Submitted by sgavary t3_1170qv6 in television
Back in the 90's there were plenty of broadcast channels that offered plenty of kids programming: Fox Kids, Kids WB, ABC, UPN, 4Kids, etc, that all offered plenty of kids shows: X-Men, Recess, Animaniacs, Batman the Animated Series, Pokemon, etc. However, when the 2000's began, fewer and fewer high quality cartoons stopped airing on broadcast networks and went to cable, and most of the non cable cartoons were preschool cartoons. What happened to high quality TV-Y7 cartoons that could be watched without cable?
WeDriftEternal t1_j99jwr3 wrote
Because of a law passed by the US putting regulations on children's TV shows during the 90s. The real effect of this wasn't quite a thing until the late 90s and got solidified shortly after in the early 2000s as all the broadcasters were on board and business models had changed.
Basically, children's TV was a free for all of all types, local, national, acquired overseas content, lvie action, cartoons, just bonkers and go crazy with it.
This lead to tons of kids programming on broadcast since it did pretty well, especially in certain hours, like before school and saturday morning. Animation became the go to here, for lots of reasons, but they aren't important.
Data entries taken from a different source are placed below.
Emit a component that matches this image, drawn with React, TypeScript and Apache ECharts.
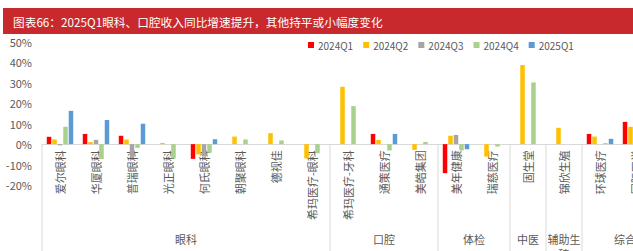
import React, { useEffect, useRef } from "react";
import * as echarts from "echarts";

const categories = [
  "爱尔眼科", "华厦眼科", "普瑞眼科", "光正眼科", "何氏眼科", "朝聚眼科", "德视佳", "希玛医疗-眼科",
  "希玛医疗-牙科", "通策医疗", "美皓集团", "美年健康", "瑞慈医疗", "固生堂", "锦欣生殖", "环球医疗", "国际医学", "",
];
const groupNames = ["眼科", "口腔", "体检", "中医", "辅助生殖", "综合医院"];
const groupSizes = [8, 3, 2, 1, 1, 3];

const seriesNames = ["2024Q1", "2024Q2", "2024Q3", "2024Q4", "2025Q1"];
const colors = ["#FF0000", "#FFC000", "#A5A5A5", "#A9D18E", "#5B9BD5"];

const q1_2024 = [3.6, 5.0, 4.1, 0, -7.2, 0, 0, 0, 0, 5.0, 0, -14.2, 0, 0, 0, 5.0, 10.9, null];
const q2_2024 = [2.3, 1.0, 2.3, 0.6, -5.0, 3.7, 5.4, -7.0, 28.1, 2.1, -2.8, 4.1, -6.1, 38.7, 8.0, 3.7, 8.5, null];
const q3_2024 = [-0.6, 2.1, -6.5, 0, -6.0, 0, 0, 0, 0, 0, 0, 4.5, 0, 0, 0, 0, 0, null];
const q4_2024 = [8.5, -7.3, -1.8, -7.0, -4.2, 2.3, 1.8, -4.5, 18.6, -3.1, 1.1, -3.1, -1.2, 30.2, 0, 0.5, 0, null];
const q1_2025 = [16.3, 11.8, 10.0, 0, 2.4, 0, 0, 0, 0, 5.0, 0, -2.5, 0, 0, 0, 2.6, 0, null];
const seriesData = [q1_2024, q2_2024, q3_2024, q4_2024, q1_2025];

const yTicks = { min: -20, max: 50, interval: 10 };
const titleText = "图表66：2025Q1眼科、口腔收入同比增速提升，其他持平或小幅度变化";

const FONT = "'Noto Sans CJK SC', 'Noto Sans', sans-serif";
const GRAY_TEXT = "#595959";
const LINE = "#D9D9D9";

export default function App() {
  const ref = useRef<HTMLDivElement>(null);
  useEffect(() => {
    if (!ref.current) return;
    const chart = echarts.init(ref.current, null, { renderer: "svg" });
    const option: any = {
      animation: false,
      textStyle: { fontFamily: FONT },
      grid: { left: 42, top: 42, width: 648, height: 143, outerBoundsMode: "none", containLabel: false },
      legend: {
        left: 308,
        top: 40,
        padding: 0,
        itemWidth: 6,
        itemHeight: 6,
        itemGap: 10,
        icon: "rect",
        textStyle: { fontSize: 10, color: GRAY_TEXT, fontFamily: FONT, padding: [0, 0, 0, -1] },
        data: seriesNames,
      },
      xAxis: {
        type: "category",
        data: categories,
        axisLine: { onZero: true, lineStyle: { color: LINE, width: 1 } },
        axisTick: { show: false },
        axisLabel: { show: false },
      },
      yAxis: {
        type: "value",
        min: yTicks.min,
        max: yTicks.max,
        interval: yTicks.interval,
        axisLine: { show: false },
        axisTick: { show: false },
        splitLine: { show: false },
        axisLabel: { formatter: "{value}%", fontSize: 11, color: GRAY_TEXT, margin: 10, fontFamily: FONT },
      },
      series: seriesNames.map((n, i) => ({
        name: n,
        type: "bar",
        data: seriesData[i],
        barWidth: 4.5,
        barGap: "22%",
        itemStyle: { color: colors[i] },
      })),
    };
    chart.setOption(option);

    const c0 = chart.convertToPixel({ xAxisIndex: 0 }, 0) as number;
    const c1 = chart.convertToPixel({ xAxisIndex: 0 }, 1) as number;
    const w = c1 - c0;
    const yZero = chart.convertToPixel({ yAxisIndex: 0 }, 0) as number;
    const graphics: any[] = [
      { type: "rect", shape: { x: 3, y: 8, width: 720, height: 26 }, style: { fill: "#C8292D" }, silent: true },
      {
        type: "text",
        x: 13,
        y: 21,
        style: { text: titleText, fill: "#FFFFFF", font: `11.7px ${FONT}`, textVerticalAlign: "middle" },
        silent: true,
      },
    ];
    categories.forEach((c, i) => {
      if (!c) return;
      const cx = chart.convertToPixel({ xAxisIndex: 0 }, i) as number;
      graphics.push({
        type: "text",
        x: cx,
        y: yZero + 6,
        rotation: Math.PI / 2,
        style: {
          text: c,
          fill: GRAY_TEXT,
          font: `11px ${FONT}`,
          textAlign: "right",
          textVerticalAlign: "middle",
          align: "right",
          verticalAlign: "middle",
        },
        silent: true,
      });
    });
    let idx = 0;
    const bottom = 260;
    graphics.push({ type: "line", shape: { x1: c0 - w / 2, y1: yZero, x2: c0 - w / 2, y2: bottom }, style: { stroke: LINE, lineWidth: 1 } });
    groupNames.forEach((g, gi) => {
      const start = c0 - w / 2 + idx * w;
      const end = start + groupSizes[gi] * w;
      idx += groupSizes[gi];
      graphics.push({ type: "line", shape: { x1: end, y1: yZero, x2: end, y2: bottom }, style: { stroke: LINE, lineWidth: 1 } });
      graphics.push({
        type: "text",
        x: (start + end) / 2,
        y: 231,
        style: {
          text: g,
          width: end - start,
          overflow: "break",
          lineHeight: 15,
          fill: GRAY_TEXT,
          font: `11px ${FONT}`,
          textAlign: "center",
          textVerticalAlign: "top",
          align: "center",
          verticalAlign: "top",
        },
      });
    });
    chart.setOption({ graphic: graphics });
    return () => chart.dispose();
  }, []);
  return (
    <div style={{ position: "absolute", left: 0, top: 0, width: 633, height: 251, overflow: "hidden", background: "#fff" }}>
      <div ref={ref} style={{ width: 720, height: 251 }} />
    </div>
  );
}
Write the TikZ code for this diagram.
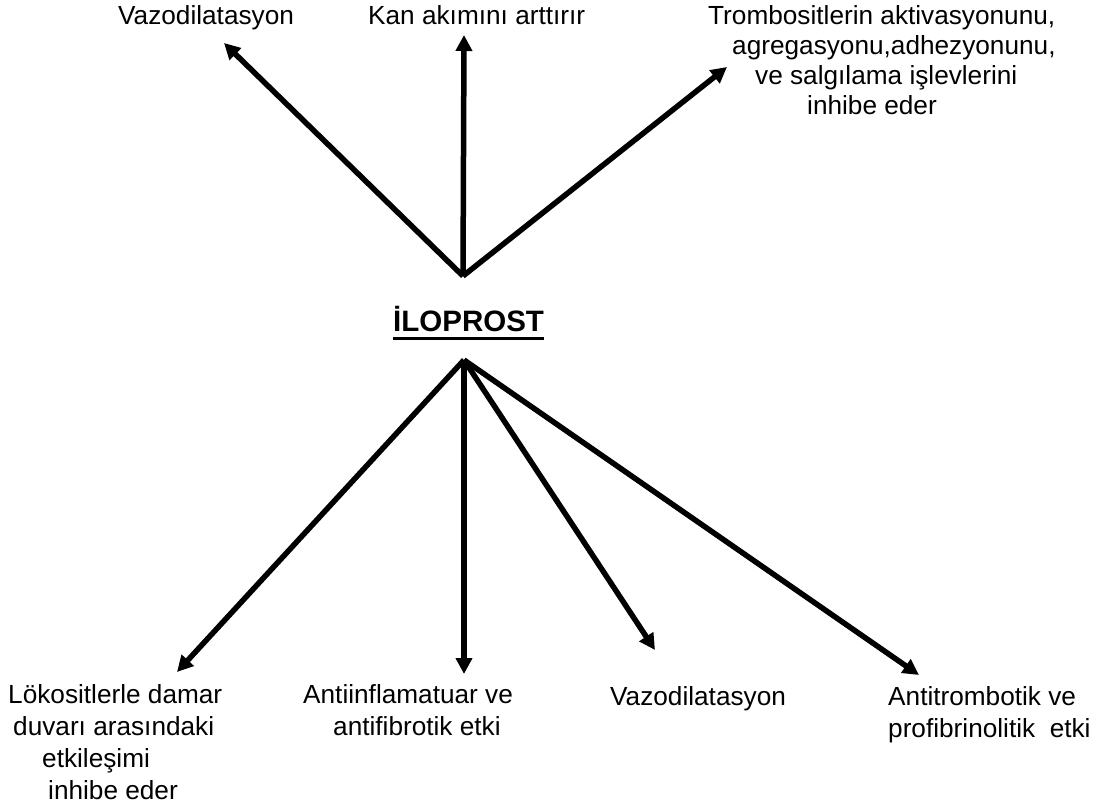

So while the 80s and 90s were absolutely filled with all types of childrens animated shows, some good, bad, for younger kids, or teens, experimental or classic -- lots of options and the ratings were good so things were good, keep watching! Its doing great, we can take chances, and we can invest in this.
But then in the mid-late 90s a law passed earlier was more cracked down on-- it forces broadcast networks to make a certain amount of 'Educational & Informative' (called E/I) content, airing roughly 1-2 hours per day.
So this content can be anything, but it was mandatory conent, and most cartoons and stuff didn't meet its needs. Instead you'd often just purchase some shit syndicated show (like some guy with animals, or an educational cartoon). And really the only place for this, was the same time as kids TV.
So you basically cut out a big chunk of kids TV every single day.
Lots more happened, but it gets technical and less ELI5... but suffice it to say, a lot of content in kids areas got pushed out or FAR more highly selective for the same time slots, and thus, the boom shifted away from kids animation on broadcast networks more to cable nets that could content with lower ratings and more niche content. Broadcast just didn't need to recompete to regain that audience, it wasn't worth it.